Can you set down, exactly as they appear below, the lines from the opening of the material through the one bearing "(memo) at (965,511)", minus the pictures?

· · · · · · ·

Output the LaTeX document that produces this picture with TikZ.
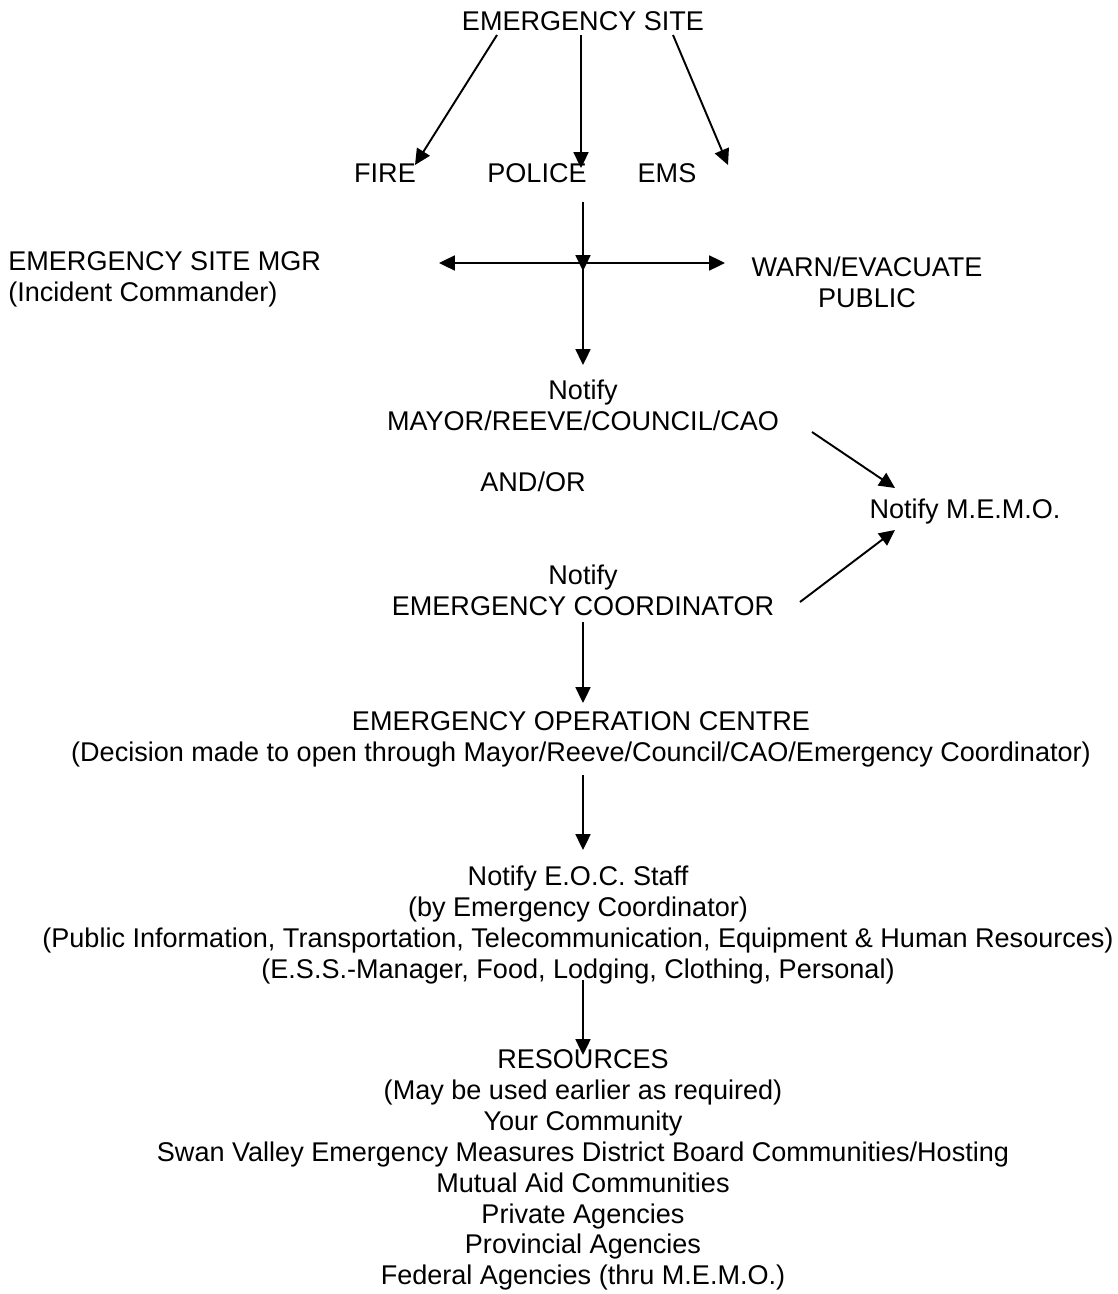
\documentclass[tikz,border=0pt]{standalone}
\usepackage{fontspec}
\setmainfont{Liberation Sans}
\usetikzlibrary{arrows.meta,calc}

\begin{document}
\begin{tikzpicture}[
    x=0.02cm, y=-0.02cm,
    txt/.style={inner sep=0pt, align=center, font=\fontsize{15.4}{17.6}\selectfont},
    arr/.style={-{Triangle[length=9pt,width=8.5pt]}, line width=1.1pt},
    dbl/.style={{Triangle[length=9pt,width=8.5pt]}-{Triangle[length=9pt,width=8.5pt]}, line width=1.1pt}
]
    \useasboundingbox (0,0) rectangle (1117,1294);

    % First response
    \node[txt] (site) at (583,21) {EMERGENCY SITE};
    \node[txt] (fire) at (385,173) {FIRE};
    \node[txt] (police) at (537,173) {POLICE};
    \node[txt] (ems) at (667,173) {EMS};

    \draw[arr] ($(site)+(-86,14)$) -- ($(fire)+(30,-8)$);
    \draw[arr] ($(site)+(-2,14)$) -- ($(police)+(44,-5)$);
    \draw[arr] ($(site)+(90,14)$) -- ($(ems)+(61,-8)$);

    % Site manager / warning
    \node[txt, anchor=west, align=left] (mgr) at (8,279) {EMERGENCY SITE MGR\\(Incident Commander)};
    \node[txt] (warn) at (867,282) {WARN/EVACUATE\\PUBLIC};

    \coordinate (j) at (583,263);
    \coordinate (mgrtip) at (439,263);
    \coordinate (warntip) at (725,263);
    \draw[dbl] (mgrtip) -- (warntip);
    \draw[arr] ($(police)+(46,29)$) -- ($(j)+(0,8)$);

    % Notifications
    \node[txt] (mayor) at (583,405) {Notify\\MAYOR/REEVE/COUNCIL/CAO};
    \node[txt] (andor) at (533,482) {AND/OR};
    \node[txt] (coord) at (583,590) {Notify\\EMERGENCY COORDINATOR};
    \node[txt] (memo) at (965,511) {Notify M.E.M.O.};

    \draw[arr] (j) -- ($(mayor)+(0,-40)$);
    \draw[arr] ($(mayor)+(229,27)$) -- ($(memo)+(-70,-23)$);
    \draw[arr] ($(coord)+(217,12)$) -- ($(memo)+(-70,19)$);

    % E.O.C.
    \node[txt] (eoc) at (581,739) {EMERGENCY OPERATION CENTRE\\(Decision made to open through Mayor/Reeve/Council/CAO/Emergency Coordinator)};
    \node[txt] (staff) at (578,925) {Notify E.O.C. Staff\\(by Emergency Coordinator)\\(Public Information, Transportation, Telecommunication, Equipment \& Human Resources)\\(E.S.S.-Manager, Food, Lodging, Clothing, Personal)};
    \node[txt] (res) at (583,1170) {RESOURCES\\(May be used earlier as required)\\Your Community\\Swan Valley Emergency Measures District Board Communities/Hosting\\Mutual Aid Communities\\Private Agencies\\Provincial Agencies\\Federal Agencies (thru M.E.M.O.)};

    \draw[arr] ($(coord)+(0,32)$) -- ($(eoc)+(2,-36)$);
    \draw[arr] ($(eoc)+(2,36)$) -- ($(staff)+(5,-75)$);
    \draw[arr] ($(staff)+(5,55)$) -- ($(res)+(0,-115)$);
\end{tikzpicture}
\end{document}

· · · · · · ·

Right answer →
Output the LaTeX document that produces this picture with TikZ.
\documentclass[tikz,border=0pt]{standalone}
\usepackage{fontspec}
\setmainfont{Liberation Sans}
\usetikzlibrary{arrows.meta,calc}

\begin{document}
\begin{tikzpicture}[
    x=0.02cm, y=-0.02cm,
    txt/.style={inner sep=0pt, align=center, font=\fontsize{15.4}{17.6}\selectfont},
    arr/.style={-{Triangle[length=9pt,width=8.5pt]}, line width=1.1pt},
    dbl/.style={{Triangle[length=9pt,width=8.5pt]}-{Triangle[length=9pt,width=8.5pt]}, line width=1.1pt}
]
    \useasboundingbox (0,0) rectangle (1117,1294);

    % First response
    \node[txt] (site) at (583,21) {EMERGENCY SITE};
    \node[txt] (fire) at (385,173) {FIRE};
    \node[txt] (police) at (537,173) {POLICE};
    \node[txt] (ems) at (667,173) {EMS};

    \draw[arr] ($(site)+(-86,14)$) -- ($(fire)+(30,-8)$);
    \draw[arr] ($(site)+(-2,14)$) -- ($(police)+(44,-5)$);
    \draw[arr] ($(site)+(90,14)$) -- ($(ems)+(61,-8)$);

    % Site manager / warning
    \node[txt, anchor=west, align=left] (mgr) at (8,279) {EMERGENCY SITE MGR\\(Incident Commander)};
    \node[txt] (warn) at (867,282) {WARN/EVACUATE\\PUBLIC};

    \coordinate (j) at (583,263);
    \coordinate (mgrtip) at (439,263);
    \coordinate (warntip) at (725,263);
    \draw[dbl] (mgrtip) -- (warntip);
    \draw[arr] ($(police)+(46,29)$) -- ($(j)+(0,8)$);

    % Notifications
    \node[txt] (mayor) at (583,405) {Notify\\MAYOR/REEVE/COUNCIL/CAO};
    \node[txt] (andor) at (533,482) {AND/OR};
    \node[txt] (coord) at (583,590) {Notify\\EMERGENCY COORDINATOR};
    \node[txt] (memo) at (965,511) {Notify M.E.M.O.};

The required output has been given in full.